• [What you are asked to do] Up to and including the line with "time for Flash/lpf", write out the listing from its first line, minus the pictures.

━━━━━━━━━━━━━━━━━━━━

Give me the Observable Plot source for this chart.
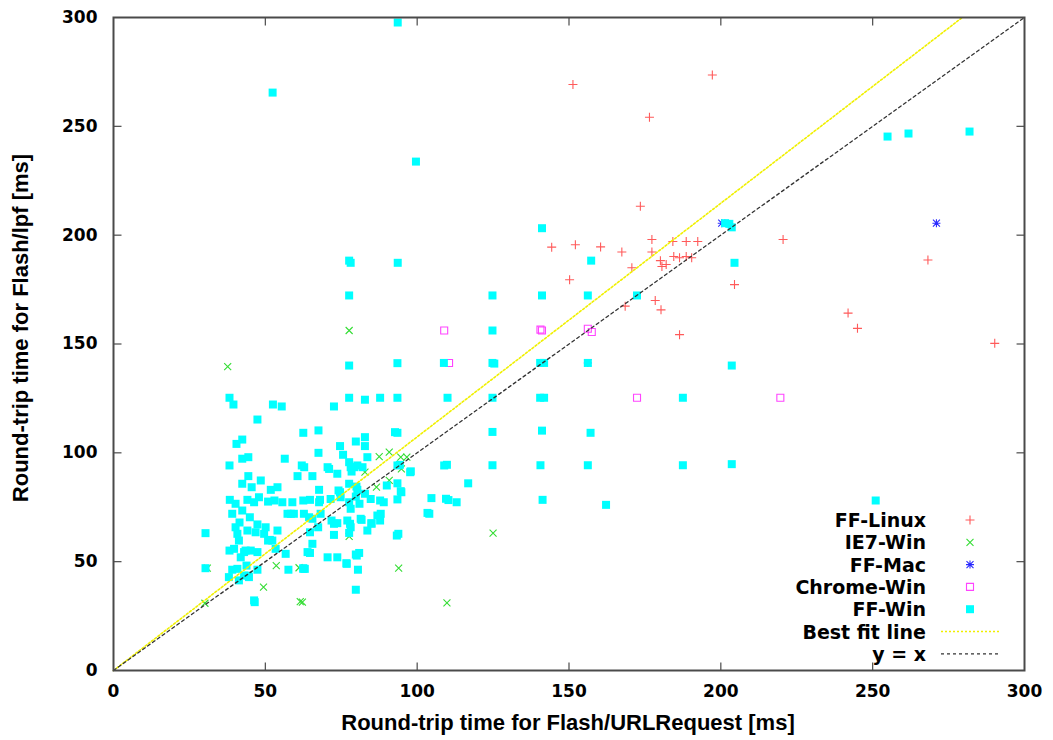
<!DOCTYPE html>
<html>
<head>
<meta charset="utf-8">
<script src="https://cdn.jsdelivr.net/npm/d3@7"></script>
<script src="https://cdn.jsdelivr.net/npm/@observablehq/plot@0.6"></script>
<style>
  html, body { margin: 0; padding: 0; background: #fff; }
  #wrap { position: relative; width: 1053px; height: 740px; }
  #wrap svg.overlay { position: absolute; left: 0; top: 0; pointer-events: none; }
</style>
</head>
<body>
<div id="wrap"></div>
<script>
// ---- data ----
const xTicks = [0, 50, 100, 150, 200, 250, 300];
const yTicks = [0, 50, 100, 150, 200, 250, 300];
const seriesNames = ["FF-Linux", "IE7-Win", "FF-Mac", "Chrome-Win", "FF-Win", "Best fit line", "y = x"];
const xLabel = "Round-trip time for Flash/URLRequest [ms]";
const yLabel = "Round-trip time for Flash/lpf [ms]";

const ffLinux = [
  [151.3,269.2],[197.2,273.6],[176.5,254.2],[173.5,213.3],[177.3,198],[167.4,192.3],[177.3,192.3],
  [184.2,197.1],[188.6,197.1],[192.4,197.1],[170.7,185],[180.1,188.3],[180.6,185.6],[182,186.5],
  [184.5,190.2],[186.4,189.6],[188.6,190.2],[190.4,189.6],[160.4,194.6],[144.3,194.5],[152.1,195.6],
  [220.5,198],[204.5,177.3],[150.2,179.5],[168.5,167.4],[178.4,170],[180.3,165.7],[186.4,154.3],
  [268.2,188.6],[241.9,164.2],[245,157.2],[290.2,150.3]
];
const ie7Win = [
  [37.6,139.6],[77.6,156.2],[87.5,98.3],[90.8,100.3],[94.6,98],[96.6,98],[82.8,91.1],[86.6,84.2],
  [90.8,87.3],[94.8,92.6],[77.6,61.6],[30.9,47],[53.6,48.2],[61.1,47.2],[93.9,47],[49.4,38.3],
  [62.2,31.4],[61.5,31.6],[30.1,30.9],[125,63.1],[109.8,31.1]
];
const ffMac = [[200.3,205.5],[271,205.5],[156.2,141.3]];
const chromeWin = [
  [108.9,156.2],[141.1,156.2],[140.6,156.6],[156.2,157],[157.5,155.5],[110.5,141.3],[172.4,125.3],[219.6,125.3]
];
const ffWin = [
  [93.6,297.7],[52.4,265.5],[99.6,233.8],[254.9,245.3],[261.8,246.7],[281.9,247.6],
  [201.4,205.5],[202.8,205.2],[203.6,203.6],[204.5,187.3],[172.4,172.3],[203.6,140.1],[203.6,94.8],[251,78.1],[162.2,76.1],
  [187.5,125.3],[187.5,94.3],
  [157.3,188.3],[156.2,172.3],[156.2,141.3],[157.1,109.2],[156.2,94.3],
  [141.1,203.2],[141.1,172.3],[140.5,141.3],[141.8,141.3],[140.5,125.3],[141.8,125.3],[141.1,110.2],[140.6,94.3],[141.3,78.4],
  [124.8,172.3],[124.8,156.2],[124.8,141.3],[125.4,141.0],[124.8,125.3],[124.8,109.6],[124.8,94.3],
  [108.8,141.3],[110,125.3],[108.9,94.2],[109.8,94.5],[116.8,86],[104.7,79.2],[109.5,78.9],[110.3,78.3],[113,77.3],[104,72],[103.4,72.4],[97.9,91.5],[97.7,91.1],[94.6,82.4],
  [93.6,187.3],[93.5,141.2],[93.5,125.3],[93.5,109.2],[92.7,109.5],[93.5,94.2],[94.3,94.5],[93.5,78.6],[93.3,62],[93.8,62.8],[94.8,81.9],[93.5,86],[90,85],
  [77.6,188.3],[78.1,187.3],[77.6,172.3],[77.6,140.1],[77.6,125.3],[82.8,124.4],[87.8,125.3],[72.6,121.3],
  [52.5,122.2],[55.4,121.3],[38.2,125.3],[39.5,122.2],[47.4,115.3],[62.5,109.2],[67.5,110.3],[79.8,105.2],[82.8,107.2],[82.8,103.1],
  [74.6,103.1],[42.4,106.1],[40.5,104.1],[67.5,100],[75.6,99.1],[83.6,98],[44.4,98],[42.4,97.3],[56.4,97.3],[38.2,94.2],
  [77.6,95.7],[78.1,93.4],[80.3,94.2],[82,93.4],[70.5,93.4],[71,92.6],[73.7,90.4],[62,94.2],[62.8,93.4],[44.4,89.3],
  [60.6,89.3],[65.5,89.3],[78.4,91.4],[79.2,93.4],
  [48.5,87.3],[42.4,85.8],[45.5,84.2],[51.8,83],[54,84.2],[67.7,83],[74.1,82.7],[77.6,85.8],[80,84.5],[82.8,81.2],
  [80.3,83],[74.6,81.9],[87.8,78.1],[89,77.3],[38.3,78.4],[40.2,76.6],[44.1,78.4],[46.3,77.3],[47.9,79.6],[50.9,77.6],
  [53,78.1],[55.6,77.3],[58.9,77.3],[62.5,78.1],[64.7,78.4],[68,78.4],[71.5,78.8],[74.8,79.6],[77.6,77.3],[79.8,79.9],
  [81,76.6],[84.7,78.8],[78.1,74.3],[67.7,77.3],
  [39.1,72],[42.4,73.5],[44.9,70.4],[41.5,68],[47.4,67.1],[50.1,65.8],[57.3,72],[59.4,72],[62.7,72],[58.4,72],
  [65.5,69.7],[64.4,70.4],[68.2,72],[71.8,68.9],[73.7,67.7],[77,68.9],[81.4,69.7],[81.7,69.2],[86.9,71.2],[87.8,68.9],
  [88,72],[72.6,67.4],[77.9,67.4],[84.9,67.7],[85,67.4],
  [40.2,65.8],[44.1,64.3],[46.8,63.5],[51.5,60],[54,64.3],[40.8,62.8],[41.3,59.7],[49.6,62.8],[64.7,63.5],[67.4,65.8],
  [78.1,65.8],[83.6,64.3],[72.6,62.3],[77.6,63.2],[50.9,59.7],[52.3,59.7],
  [38.2,55.1],[43.5,55.1],[41.9,52],[45.2,55.1],[43,54.4],[47.4,54.4],[39.7,55.9],[53.4,55.9],[56.7,53.6],[64.7,54],
  [63.9,54.4],[65.5,58.2],[70.5,52],[73.7,52],[80.1,52.8],[79.8,53.3],[80.9,54],[76.8,49],[76.7,49.3],[80.5,46.3],
  [79.8,37.1],[57.6,46.3],[62.5,46.7],[63,46.7],[47.4,46.3],[43.8,48.2],[39.1,46.3],[40.8,46.7],[38,42.9],[44.4,43.6],
  [43,43.6],[41.3,41.4],[44.6,42.9],[46.5,31.4],[46.3,32.2],[30.3,47],[30.3,63.1],[62.5,47]
];
const bestFitX = [0, 279.5];
const bestFitY = [0, 300];
const diagX = [0, 300];
const diagY = [0, 300];

// ---- styles ----
const colors = {
  "FF-Linux": "#ff5a5a", "IE7-Win": "#33dd33", "FF-Mac": "#2a2aff",
  "Chrome-Win": "#ff44ff", "FF-Win": "#00ffff", "Best fit line": "#f0f000", "y = x": "#333"
};
const border = "#4a4a4a";
const sym = fn => ({ draw(c) { fn(c); } });
const plusSym  = sym(c => { c.moveTo(-4.5,0); c.lineTo(4.5,0); c.moveTo(0,-4.5); c.lineTo(0,4.5); });
const timesSym = sym(c => { c.moveTo(-3.5,-3.5); c.lineTo(3.5,3.5); c.moveTo(-3.5,3.5); c.lineTo(3.5,-3.5); });
const starSym  = sym(c => { c.moveTo(-4,0); c.lineTo(4,0); c.moveTo(0,-4); c.lineTo(0,4);
                            c.moveTo(-3.5,-3.5); c.lineTo(3.5,3.5); c.moveTo(-3.5,3.5); c.lineTo(3.5,-3.5); });
const boxSym   = sym(c => { c.rect(-3.5,-3.5,7,7); });
const fboxSym  = sym(c => { c.rect(-4,-4,8,8); });
const tickB = sym(c => { c.moveTo(0,0); c.lineTo(0,-8); });
const tickT = sym(c => { c.moveTo(0,0); c.lineTo(0,8); });
const tickL = sym(c => { c.moveTo(0,0); c.lineTo(8,0); });
const tickR = sym(c => { c.moveTo(0,0); c.lineTo(-8,0); });

const pts = (arr, symbol, color, strokeOnly) => Plot.dot(arr, {
  x: d => d[0], y: d => d[1], symbol,
  fill: strokeOnly ? "none" : color, stroke: strokeOnly ? color : "none", strokeWidth: 1.1
});
const innerTicks = xTicks.slice(1, -1);
const innerYTicks = yTicks.slice(1, -1);
const tickOpts = {stroke: border, fill: "none", strokeWidth: 1.2};

const chart = Plot.plot({
  width: 1053, height: 740,
  marginLeft: 113, marginRight: 29, marginTop: 17, marginBottom: 70,
  style: {background: "#fff", fontFamily: "'DejaVu Sans'", fontWeight: "bold", fontSize: "17px", color: "#000"},
  x: {domain: [0, 300]},
  y: {domain: [0, 300]},
  marks: [
    Plot.axisX(xTicks, {tickSize: 0, tickPadding: 14, label: null, fontSize: 17, fontWeight: "bold"}),
    Plot.axisY(yTicks, {tickSize: 0, tickPadding: 16, label: null, fontSize: 17, fontWeight: "bold"}),
    Plot.dot(innerTicks, {x: d => d, frameAnchor: "bottom", symbol: tickB, ...tickOpts}),
    Plot.dot(innerTicks, {x: d => d, frameAnchor: "top", symbol: tickT, ...tickOpts}),
    Plot.dot(innerYTicks, {y: d => d, frameAnchor: "left", symbol: tickL, ...tickOpts}),
    Plot.dot(innerYTicks, {y: d => d, frameAnchor: "right", symbol: tickR, ...tickOpts}),
    pts(ffLinux, plusSym, colors["FF-Linux"], true),
    pts(ie7Win, timesSym, colors["IE7-Win"], true),
    pts(ffMac, starSym, colors["FF-Mac"], true),
    pts(chromeWin, boxSym, colors["Chrome-Win"], true),
    pts(ffWin, fboxSym, colors["FF-Win"], false),
    Plot.line(bestFitX.map((x, i) => [x, bestFitY[i]]), {x: d => d[0], y: d => d[1],
      stroke: colors["Best fit line"], strokeWidth: 1.6, strokeDasharray: "2,2"}),
    Plot.line(diagX.map((x, i) => [x, diagY[i]]), {x: d => d[0], y: d => d[1],
      stroke: colors["y = x"], strokeWidth: 1.3, strokeDasharray: "3,3"}),
    Plot.frame({stroke: border, strokeWidth: 2})
  ]
});

const wrap = document.getElementById("wrap");
wrap.appendChild(chart);

// ---- overlay: axis titles and legend (gnuplot style, inside plot) ----
const ov = d3.select(wrap).append("svg").attr("class", "overlay")
  .attr("width", 1053).attr("height", 740);

ov.append("text").attr("x", 568).attr("y", 722)
  .attr("text-anchor", "middle").attr("dominant-baseline", "central")
  .style("font", "bold 22px 'Liberation Sans'").text(xLabel);
ov.append("text").attr("transform", "translate(20,328) rotate(-90)")
  .attr("text-anchor", "middle").attr("dominant-baseline", "central")
  .style("font", "bold 22px 'Liberation Sans'").text(yLabel);

const symFor = {"FF-Linux": plusSym, "IE7-Win": timesSym, "FF-Mac": starSym, "Chrome-Win": boxSym, "FF-Win": fboxSym};
seriesNames.forEach((name, i) => {
  const y = 520 + i * 22.3;
  ov.append("text").attr("x", 926).attr("y", y)
    .attr("text-anchor", "end").attr("dominant-baseline", "central")
    .style("font", "bold 19px 'DejaVu Sans'").text(name);
  if (symFor[name]) {
    const filled = name === "FF-Win";
    ov.append("path").attr("transform", `translate(970,${y})`)
      .attr("d", d3.symbol(symFor[name])())
      .attr("fill", filled ? colors[name] : "none")
      .attr("stroke", filled ? "none" : colors[name]).attr("stroke-width", 1.1);
  } else {
    ov.append("line").attr("x1", 941).attr("x2", 1000).attr("y1", y).attr("y2", y)
      .attr("stroke", colors[name])
      .attr("stroke-width", name === "y = x" ? 1.3 : 1.6)
      .attr("stroke-dasharray", name === "y = x" ? "3,3" : "2,2");
  }
});
</script>
</body>
</html>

━━━━━━━━━━━━━━━━━━━━

• [Answer in full]
Give me the Observable Plot source for this chart.
<!DOCTYPE html>
<html>
<head>
<meta charset="utf-8">
<script src="https://cdn.jsdelivr.net/npm/d3@7"></script>
<script src="https://cdn.jsdelivr.net/npm/@observablehq/plot@0.6"></script>
<style>
  html, body { margin: 0; padding: 0; background: #fff; }
  #wrap { position: relative; width: 1053px; height: 740px; }
  #wrap svg.overlay { position: absolute; left: 0; top: 0; pointer-events: none; }
</style>
</head>
<body>
<div id="wrap"></div>
<script>
// ---- data ----
const xTicks = [0, 50, 100, 150, 200, 250, 300];
const yTicks = [0, 50, 100, 150, 200, 250, 300];
const seriesNames = ["FF-Linux", "IE7-Win", "FF-Mac", "Chrome-Win", "FF-Win", "Best fit line", "y = x"];
const xLabel = "Round-trip time for Flash/URLRequest [ms]";
const yLabel = "Round-trip time for Flash/lpf [ms]";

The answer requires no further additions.